### Exercise
Reproduce the material word for word; the images stay out.

### Raw data
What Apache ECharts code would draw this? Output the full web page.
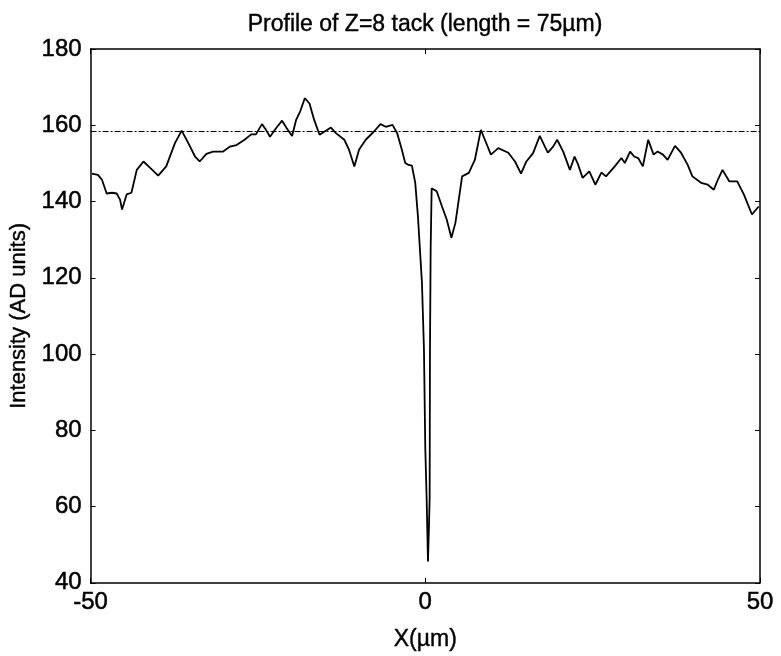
<!DOCTYPE html>
<html>
<head>
<meta charset="utf-8">
<script src="https://cdn.jsdelivr.net/npm/echarts@6/dist/echarts.min.js"></script>
<style>
  html, body { margin: 0; padding: 0; background: #fff; }
  #chart { width: 781px; height: 656px; }
</style>
</head>
<body>
<div id="chart"></div>
<script>
// Intensity profile along the tack, position in micrometres
const xPos = [
  -49.8, -48.9, -48.3, -47.6, -46.8, -46.1, -45.6, -45.3, -44.6, -43.9, -43.1, -42.1,
  -41.1, -39.9, -38.7, -37.4, -36.4, -35.4, -34.4, -33.7, -32.7, -31.7, -30.2, -29.2,
  -28.2, -27.0, -26.0, -25.3, -24.4, -23.8, -23.2, -22.3, -21.4, -20.7, -19.9, -19.3,
  -18.7, -18.0, -17.3, -16.6, -15.8, -15.1, -14.1, -13.4, -12.1, -11.4, -10.6, -9.9,
  -8.9, -7.7, -6.7, -5.9, -4.9, -4.2, -3.5, -3.0, -2.5, -2.0, -1.5, -1.1,
  -0.5, -0.2, 0.0, 0.2, 0.4, 0.55, 0.65, 0.7, 0.8, 0.95,
  1.1, 1.7, 2.5, 3.2, 3.9, 4.5, 5.0, 5.5, 6.5, 7.4, 8.3, 8.9,
  9.8, 10.9, 12.4, 13.4, 14.3, 15.1, 16.1, 17.1, 18.3, 19.1, 19.7, 20.6,
  21.6, 22.3, 22.8, 23.5, 24.5, 25.4, 26.3, 27.0, 28.3, 29.3, 29.8, 30.6,
  31.2, 31.8, 32.5, 33.3, 34.1, 34.7, 35.5, 36.2, 37.3, 38.2, 39.2, 39.9,
  41.2, 42.2, 43.1, 43.7, 44.4, 45.4, 46.6, 47.6, 48.8, 49.8
];
const intensity = [
  147.3, 147.0, 145.7, 142.1, 142.3, 142.1, 140.5, 137.9, 141.9, 142.3, 148.3, 150.5,
  148.8, 146.8, 149.2, 155.3, 158.6, 155.3, 151.8, 150.5, 152.5, 153.1, 153.1, 154.4,
  154.8, 156.2, 157.6, 157.6, 160.3, 158.8, 157.0, 159.2, 161.2, 159.2, 157.2, 161.4,
  163.6, 167.1, 165.7, 161.4, 157.5, 158.3, 159.4, 158.0, 156.2, 153.6, 149.2, 153.6,
  156.2, 158.3, 160.3, 159.6, 160.1, 157.9, 153.6, 150.1, 149.6, 149.4, 144.9, 136.1,
  118.7, 101.3, 75.2, 62.2, 45.6, 55.0, 62.2, 101.3, 127.5, 143.5,
  143.5, 142.7, 138.7, 135.3, 130.5, 134.4, 140.5, 146.6, 147.5, 150.9, 158.8, 156.2,
  152.3, 154.0, 152.8, 150.5, 147.3, 150.5, 152.7, 157.2, 152.8, 154.4, 156.2, 153.1,
  148.3, 151.8, 149.8, 146.2, 147.9, 144.4, 147.6, 146.6, 149.2, 151.4, 150.1, 153.1,
  151.8, 151.4, 149.2, 156.2, 152.3, 153.1, 152.3, 150.9, 154.6, 152.8, 149.6, 146.6,
  144.9, 144.4, 143.1, 145.7, 148.3, 145.3, 145.3, 141.8, 136.6, 138.7
];
const referenceLevel = 158.5;
const xTicks = [-50, 0, 50];
const yTicks = [40, 60, 80, 100, 120, 140, 160, 180];

const profile = xPos.map((x, i) => [x, intensity[i]]);

const FONT = '"Liberation Sans", Arial, sans-serif';
const chart = echarts.init(document.getElementById('chart'), null, { renderer: 'canvas' });

const tickStyle = { show: true, inside: true, length: 5, lineStyle: { color: '#000', width: 1 } };
const lineStyleAxis = { show: true, onZero: false, lineStyle: { color: '#000', width: 1.5 } };

chart.setOption({
  animation: false,
  backgroundColor: '#fff',
  title: {
    text: 'Profile of Z=8 tack (length = 75\u00b5m)',
    left: 420, top: 8, textAlign: 'center',
    textStyle: { fontFamily: FONT, fontSize: 23, fontWeight: 'normal', color: '#000', textBorderColor: '#000', textBorderWidth: 0.4 }
  },
  grid: { left: 87, right: 21, top: 49, bottom: 71, containLabel: false },
  xAxis: [{
    type: 'value', min: xTicks[0], max: xTicks[xTicks.length - 1], interval: 50,
    position: 'bottom',
    name: 'X(\u00b5m)', nameLocation: 'middle', nameGap: 45,
    nameTextStyle: { fontFamily: FONT, fontSize: 23, color: '#000', textBorderColor: '#000', textBorderWidth: 0.4 },
    axisLine: lineStyleAxis, axisTick: tickStyle,
    axisLabel: { fontFamily: FONT, fontSize: 24, color: '#000', margin: 8, textBorderColor: '#000', textBorderWidth: 0.5 },
    splitLine: { show: false }
  }, {
    type: 'value', min: xTicks[0], max: xTicks[xTicks.length - 1], interval: 50,
    position: 'top',
    axisLine: lineStyleAxis, axisTick: tickStyle,
    axisLabel: { show: false }, splitLine: { show: false }
  }],
  yAxis: [{
    type: 'value', min: yTicks[0], max: yTicks[yTicks.length - 1], interval: 20,
    position: 'left',
    name: 'Intensity (AD units)', nameLocation: 'middle', nameGap: 51,
    nameTextStyle: { fontFamily: FONT, fontSize: 22, color: '#000', textBorderColor: '#000', textBorderWidth: 0.4 },
    axisLine: lineStyleAxis, axisTick: tickStyle,
    axisLabel: { fontFamily: FONT, fontSize: 24, color: '#000', margin: 9, textBorderColor: '#000', textBorderWidth: 0.5 },
    splitLine: { show: false }
  }, {
    type: 'value', min: yTicks[0], max: yTicks[yTicks.length - 1], interval: 20,
    position: 'right',
    axisLine: lineStyleAxis, axisTick: tickStyle,
    axisLabel: { show: false }, splitLine: { show: false }
  }],
  series: [{
    type: 'line',
    data: profile,
    xAxisIndex: 0, yAxisIndex: 0,
    showSymbol: false, smooth: false,
    lineStyle: { color: '#000', width: 1.8 },
    markLine: {
      silent: true, symbol: 'none', label: { show: false },
      lineStyle: { color: '#000', width: 1, type: [6, 2, 2, 2] },
      data: [{ yAxis: referenceLevel }]
    }
  }]
});
</script>
</body>
</html>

### Complete response
What Apache ECharts code would draw this? Output the full web page.
<!DOCTYPE html>
<html>
<head>
<meta charset="utf-8">
<script src="https://cdn.jsdelivr.net/npm/echarts@6/dist/echarts.min.js"></script>
<style>
  html, body { margin: 0; padding: 0; background: #fff; }
  #chart { width: 781px; height: 656px; }
</style>
</head>
<body>
<div id="chart"></div>
<script>
// Intensity profile along the tack, position in micrometres
const xPos = [
  -49.8, -48.9, -48.3, -47.6, -46.8, -46.1, -45.6, -45.3, -44.6, -43.9, -43.1, -42.1,
  -41.1, -39.9, -38.7, -37.4, -36.4, -35.4, -34.4, -33.7, -32.7, -31.7, -30.2, -29.2,
  -28.2, -27.0, -26.0, -25.3, -24.4, -23.8, -23.2, -22.3, -21.4, -20.7, -19.9, -19.3,
  -18.7, -18.0, -17.3, -16.6, -15.8, -15.1, -14.1, -13.4, -12.1, -11.4, -10.6, -9.9,
  -8.9, -7.7, -6.7, -5.9, -4.9, -4.2, -3.5, -3.0, -2.5, -2.0, -1.5, -1.1,
  -0.5, -0.2, 0.0, 0.2, 0.4, 0.55, 0.65, 0.7, 0.8, 0.95,
  1.1, 1.7, 2.5, 3.2, 3.9, 4.5, 5.0, 5.5, 6.5, 7.4, 8.3, 8.9,
  9.8, 10.9, 12.4, 13.4, 14.3, 15.1, 16.1, 17.1, 18.3, 19.1, 19.7, 20.6,
  21.6, 22.3, 22.8, 23.5, 24.5, 25.4, 26.3, 27.0, 28.3, 29.3, 29.8, 30.6,
  31.2, 31.8, 32.5, 33.3, 34.1, 34.7, 35.5, 36.2, 37.3, 38.2, 39.2, 39.9,
  41.2, 42.2, 43.1, 43.7, 44.4, 45.4, 46.6, 47.6, 48.8, 49.8
];
const intensity = [
  147.3, 147.0, 145.7, 142.1, 142.3, 142.1, 140.5, 137.9, 141.9, 142.3, 148.3, 150.5,
  148.8, 146.8, 149.2, 155.3, 158.6, 155.3, 151.8, 150.5, 152.5, 153.1, 153.1, 154.4,
  154.8, 156.2, 157.6, 157.6, 160.3, 158.8, 157.0, 159.2, 161.2, 159.2, 157.2, 161.4,
  163.6, 167.1, 165.7, 161.4, 157.5, 158.3, 159.4, 158.0, 156.2, 153.6, 149.2, 153.6,
  156.2, 158.3, 160.3, 159.6, 160.1, 157.9, 153.6, 150.1, 149.6, 149.4, 144.9, 136.1,
  118.7, 101.3, 75.2, 62.2, 45.6, 55.0, 62.2, 101.3, 127.5, 143.5,
  143.5, 142.7, 138.7, 135.3, 130.5, 134.4, 140.5, 146.6, 147.5, 150.9, 158.8, 156.2,
  152.3, 154.0, 152.8, 150.5, 147.3, 150.5, 152.7, 157.2, 152.8, 154.4, 156.2, 153.1,
  148.3, 151.8, 149.8, 146.2, 147.9, 144.4, 147.6, 146.6, 149.2, 151.4, 150.1, 153.1,
  151.8, 151.4, 149.2, 156.2, 152.3, 153.1, 152.3, 150.9, 154.6, 152.8, 149.6, 146.6,
  144.9, 144.4, 143.1, 145.7, 148.3, 145.3, 145.3, 141.8, 136.6, 138.7
];
const referenceLevel = 158.5;
const xTicks = [-50, 0, 50];
const yTicks = [40, 60, 80, 100, 120, 140, 160, 180];

const profile = xPos.map((x, i) => [x, intensity[i]]);

const FONT = '"Liberation Sans", Arial, sans-serif';
const chart = echarts.init(document.getElementById('chart'), null, { renderer: 'canvas' });

const tickStyle = { show: true, inside: true, length: 5, lineStyle: { color: '#000', width: 1 } };
const lineStyleAxis = { show: true, onZero: false, lineStyle: { color: '#000', width: 1.5 } };

chart.setOption({
  animation: false,
  backgroundColor: '#fff',
  title: {
    text: 'Profile of Z=8 tack (length = 75\u00b5m)',
    left: 420, top: 8, textAlign: 'center',
    textStyle: { fontFamily: FONT, fontSize: 23, fontWeight: 'normal', color: '#000', textBorderColor: '#000', textBorderWidth: 0.4 }
  },
  grid: { left: 87, right: 21, top: 49, bottom: 71, containLabel: false },
  xAxis: [{
    type: 'value', min: xTicks[0], max: xTicks[xTicks.length - 1], interval: 50,
    position: 'bottom',
    name: 'X(\u00b5m)', nameLocation: 'middle', nameGap: 45,
    nameTextStyle: { fontFamily: FONT, fontSize: 23, color: '#000', textBorderColor: '#000', textBorderWidth: 0.4 },
    axisLine: lineStyleAxis, axisTick: tickStyle,
    axisLabel: { fontFamily: FONT, fontSize: 24, color: '#000', margin: 8, textBorderColor: '#000', textBorderWidth: 0.5 },
    splitLine: { show: false }
  }, {
    type: 'value', min: xTicks[0], max: xTicks[xTicks.length - 1], interval: 50,
    position: 'top',
    axisLine: lineStyleAxis, axisTick: tickStyle,
    axisLabel: { show: false }, splitLine: { show: false }
  }],
  yAxis: [{
    type: 'value', min: yTicks[0], max: yTicks[yTicks.length - 1], interval: 20,
    position: 'left',
    name: 'Intensity (AD units)', nameLocation: 'middle', nameGap: 51,
    nameTextStyle: { fontFamily: FONT, fontSize: 22, color: '#000', textBorderColor: '#000', textBorderWidth: 0.4 },
    axisLine: lineStyleAxis, axisTick: tickStyle,
    axisLabel: { fontFamily: FONT, fontSize: 24, color: '#000', margin: 9, textBorderColor: '#000', textBorderWidth: 0.5 },
    splitLine: { show: false }
  }, {
    type: 'value', min: yTicks[0], max: yTicks[yTicks.length - 1], interval: 20,
    position: 'right',
    axisLine: lineStyleAxis, axisTick: tickStyle,
    axisLabel: { show: false }, splitLine: { show: false }
  }],
  series: [{
    type: 'line',
    data: profile,
    xAxisIndex: 0, yAxisIndex: 0,
    showSymbol: false, smooth: false,
    lineStyle: { color: '#000', width: 1.8 },
    markLine: {
      silent: true, symbol: 'none', label: { show: false },
      lineStyle: { color: '#000', width: 1, type: [6, 2, 2, 2] },
      data: [{ yAxis: referenceLevel }]
    }
  }]
});
</script>
</body>
</html>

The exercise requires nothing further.